→ YOUR TASK:
Start at the line containing "Give me the D3.js source for this chart." and stop at the line containing "var mu = d3.range(50).map(function(i)"; copy those lines exactly, both ends included, and no others.

Code that draws figures:
========================================

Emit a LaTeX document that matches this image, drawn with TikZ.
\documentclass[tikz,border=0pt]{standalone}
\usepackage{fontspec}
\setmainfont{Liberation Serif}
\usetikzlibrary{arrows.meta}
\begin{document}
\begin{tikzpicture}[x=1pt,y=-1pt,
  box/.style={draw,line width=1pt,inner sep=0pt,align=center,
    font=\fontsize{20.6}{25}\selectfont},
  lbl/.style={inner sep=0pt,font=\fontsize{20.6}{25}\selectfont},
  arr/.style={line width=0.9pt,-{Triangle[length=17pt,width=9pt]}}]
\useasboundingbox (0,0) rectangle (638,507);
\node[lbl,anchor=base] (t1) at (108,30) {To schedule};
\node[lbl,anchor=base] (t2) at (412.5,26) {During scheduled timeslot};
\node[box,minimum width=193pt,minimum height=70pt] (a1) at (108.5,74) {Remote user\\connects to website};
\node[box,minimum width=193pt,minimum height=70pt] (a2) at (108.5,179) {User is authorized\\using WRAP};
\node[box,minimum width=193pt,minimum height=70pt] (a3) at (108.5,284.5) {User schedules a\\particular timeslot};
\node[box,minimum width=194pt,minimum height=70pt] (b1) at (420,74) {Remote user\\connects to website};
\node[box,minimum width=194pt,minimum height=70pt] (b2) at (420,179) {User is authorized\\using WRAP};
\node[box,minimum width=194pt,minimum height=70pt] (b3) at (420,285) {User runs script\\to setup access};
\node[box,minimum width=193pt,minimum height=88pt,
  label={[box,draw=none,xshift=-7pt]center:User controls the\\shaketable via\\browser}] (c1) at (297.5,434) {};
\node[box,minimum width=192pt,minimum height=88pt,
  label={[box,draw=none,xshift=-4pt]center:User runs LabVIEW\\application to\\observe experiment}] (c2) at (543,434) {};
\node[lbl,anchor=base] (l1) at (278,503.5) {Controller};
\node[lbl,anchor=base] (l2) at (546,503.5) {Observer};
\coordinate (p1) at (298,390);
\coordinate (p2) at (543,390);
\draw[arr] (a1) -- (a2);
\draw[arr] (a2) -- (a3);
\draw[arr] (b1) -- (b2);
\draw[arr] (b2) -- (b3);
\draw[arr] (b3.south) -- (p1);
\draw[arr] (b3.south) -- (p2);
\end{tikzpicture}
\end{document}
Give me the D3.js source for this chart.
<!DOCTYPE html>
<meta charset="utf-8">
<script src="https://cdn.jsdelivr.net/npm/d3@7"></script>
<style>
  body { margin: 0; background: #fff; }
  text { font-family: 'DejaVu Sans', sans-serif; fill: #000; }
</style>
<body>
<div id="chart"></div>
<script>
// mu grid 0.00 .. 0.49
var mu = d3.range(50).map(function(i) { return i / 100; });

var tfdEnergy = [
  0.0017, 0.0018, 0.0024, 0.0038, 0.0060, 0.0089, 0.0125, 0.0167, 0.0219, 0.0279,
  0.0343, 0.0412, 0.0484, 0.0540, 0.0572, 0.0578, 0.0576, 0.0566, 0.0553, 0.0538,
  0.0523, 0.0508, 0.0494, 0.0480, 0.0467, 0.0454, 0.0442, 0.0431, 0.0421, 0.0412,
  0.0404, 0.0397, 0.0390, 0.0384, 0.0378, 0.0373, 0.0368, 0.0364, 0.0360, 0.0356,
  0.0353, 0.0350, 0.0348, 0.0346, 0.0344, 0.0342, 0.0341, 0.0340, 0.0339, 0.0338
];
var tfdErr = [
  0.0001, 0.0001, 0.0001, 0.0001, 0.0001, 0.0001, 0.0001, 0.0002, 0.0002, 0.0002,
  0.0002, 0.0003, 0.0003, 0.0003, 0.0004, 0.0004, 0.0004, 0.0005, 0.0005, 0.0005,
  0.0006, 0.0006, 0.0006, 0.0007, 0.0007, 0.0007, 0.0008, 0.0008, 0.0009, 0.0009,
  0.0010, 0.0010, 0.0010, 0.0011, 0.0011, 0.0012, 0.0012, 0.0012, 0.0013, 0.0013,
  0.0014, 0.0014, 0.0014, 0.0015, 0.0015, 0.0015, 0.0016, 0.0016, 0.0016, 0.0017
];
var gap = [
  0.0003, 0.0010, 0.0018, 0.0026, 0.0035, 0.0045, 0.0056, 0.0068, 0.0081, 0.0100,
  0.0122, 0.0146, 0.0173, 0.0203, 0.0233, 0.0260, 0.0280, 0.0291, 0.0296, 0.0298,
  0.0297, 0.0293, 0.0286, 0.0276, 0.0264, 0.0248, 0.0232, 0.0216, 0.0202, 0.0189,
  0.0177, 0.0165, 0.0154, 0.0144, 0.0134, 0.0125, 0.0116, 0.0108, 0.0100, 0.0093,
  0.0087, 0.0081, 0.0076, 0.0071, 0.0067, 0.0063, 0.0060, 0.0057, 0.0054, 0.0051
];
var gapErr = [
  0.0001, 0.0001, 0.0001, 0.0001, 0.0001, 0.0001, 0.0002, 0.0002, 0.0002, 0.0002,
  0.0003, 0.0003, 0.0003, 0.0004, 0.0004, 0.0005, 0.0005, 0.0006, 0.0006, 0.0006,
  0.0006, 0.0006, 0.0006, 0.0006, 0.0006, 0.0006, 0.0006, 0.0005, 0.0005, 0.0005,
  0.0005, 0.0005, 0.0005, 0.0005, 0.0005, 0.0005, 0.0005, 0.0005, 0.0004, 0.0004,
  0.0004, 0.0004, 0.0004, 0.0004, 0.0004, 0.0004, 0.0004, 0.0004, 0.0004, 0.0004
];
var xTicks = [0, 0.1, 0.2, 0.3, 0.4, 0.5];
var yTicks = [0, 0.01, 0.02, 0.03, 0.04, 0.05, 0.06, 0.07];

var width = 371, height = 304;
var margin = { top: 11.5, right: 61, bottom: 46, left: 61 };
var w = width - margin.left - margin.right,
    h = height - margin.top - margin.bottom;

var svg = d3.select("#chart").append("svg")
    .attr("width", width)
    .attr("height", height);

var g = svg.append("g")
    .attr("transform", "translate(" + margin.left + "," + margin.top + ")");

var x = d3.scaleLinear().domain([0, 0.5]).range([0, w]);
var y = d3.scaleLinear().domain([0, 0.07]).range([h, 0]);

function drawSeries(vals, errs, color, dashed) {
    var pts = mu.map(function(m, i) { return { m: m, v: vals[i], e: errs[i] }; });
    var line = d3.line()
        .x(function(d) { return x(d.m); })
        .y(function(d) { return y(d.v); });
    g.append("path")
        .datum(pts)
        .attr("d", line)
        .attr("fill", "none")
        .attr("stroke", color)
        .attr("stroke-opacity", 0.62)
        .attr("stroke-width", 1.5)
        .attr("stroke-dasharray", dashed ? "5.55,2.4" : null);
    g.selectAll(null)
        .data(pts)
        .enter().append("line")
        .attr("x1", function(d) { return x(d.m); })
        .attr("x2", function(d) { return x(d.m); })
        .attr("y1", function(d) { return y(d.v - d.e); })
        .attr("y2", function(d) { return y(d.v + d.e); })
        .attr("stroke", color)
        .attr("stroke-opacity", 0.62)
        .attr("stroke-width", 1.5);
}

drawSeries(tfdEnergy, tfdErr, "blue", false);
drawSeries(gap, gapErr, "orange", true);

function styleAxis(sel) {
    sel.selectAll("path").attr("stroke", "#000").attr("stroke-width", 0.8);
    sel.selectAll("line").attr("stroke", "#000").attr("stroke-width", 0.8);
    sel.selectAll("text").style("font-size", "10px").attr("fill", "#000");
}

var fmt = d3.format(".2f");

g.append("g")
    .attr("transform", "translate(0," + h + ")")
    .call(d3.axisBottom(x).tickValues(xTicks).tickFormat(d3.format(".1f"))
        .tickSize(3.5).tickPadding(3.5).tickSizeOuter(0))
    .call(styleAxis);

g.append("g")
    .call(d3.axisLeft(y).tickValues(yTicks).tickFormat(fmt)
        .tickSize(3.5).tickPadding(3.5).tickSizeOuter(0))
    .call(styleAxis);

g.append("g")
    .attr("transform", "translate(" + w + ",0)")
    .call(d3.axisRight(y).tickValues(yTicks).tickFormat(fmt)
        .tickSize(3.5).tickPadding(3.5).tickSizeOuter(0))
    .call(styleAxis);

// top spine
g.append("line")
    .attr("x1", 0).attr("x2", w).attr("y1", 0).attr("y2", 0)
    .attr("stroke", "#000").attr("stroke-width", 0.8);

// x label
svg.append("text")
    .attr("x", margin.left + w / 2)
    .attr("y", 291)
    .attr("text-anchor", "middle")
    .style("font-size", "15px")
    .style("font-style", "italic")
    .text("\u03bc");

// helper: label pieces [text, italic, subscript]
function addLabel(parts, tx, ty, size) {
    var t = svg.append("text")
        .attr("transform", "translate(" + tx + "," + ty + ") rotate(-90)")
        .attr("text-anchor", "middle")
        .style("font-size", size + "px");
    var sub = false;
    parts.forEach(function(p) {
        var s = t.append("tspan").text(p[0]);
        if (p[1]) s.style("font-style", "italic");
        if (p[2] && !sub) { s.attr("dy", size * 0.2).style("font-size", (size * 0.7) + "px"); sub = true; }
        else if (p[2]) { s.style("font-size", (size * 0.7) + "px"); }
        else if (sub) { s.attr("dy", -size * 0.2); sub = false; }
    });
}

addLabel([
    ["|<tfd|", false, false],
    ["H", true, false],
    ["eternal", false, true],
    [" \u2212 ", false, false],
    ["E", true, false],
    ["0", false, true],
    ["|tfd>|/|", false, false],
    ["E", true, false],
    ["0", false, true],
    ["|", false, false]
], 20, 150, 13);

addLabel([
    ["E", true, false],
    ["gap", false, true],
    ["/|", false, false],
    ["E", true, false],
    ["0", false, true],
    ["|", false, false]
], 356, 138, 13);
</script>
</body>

========================================

→ TASK ANSWER:
Give me the D3.js source for this chart.
<!DOCTYPE html>
<meta charset="utf-8">
<script src="https://cdn.jsdelivr.net/npm/d3@7"></script>
<style>
  body { margin: 0; background: #fff; }
  text { font-family: 'DejaVu Sans', sans-serif; fill: #000; }
</style>
<body>
<div id="chart"></div>
<script>
// mu grid 0.00 .. 0.49
var mu = d3.range(50).map(function(i) { return i / 100; });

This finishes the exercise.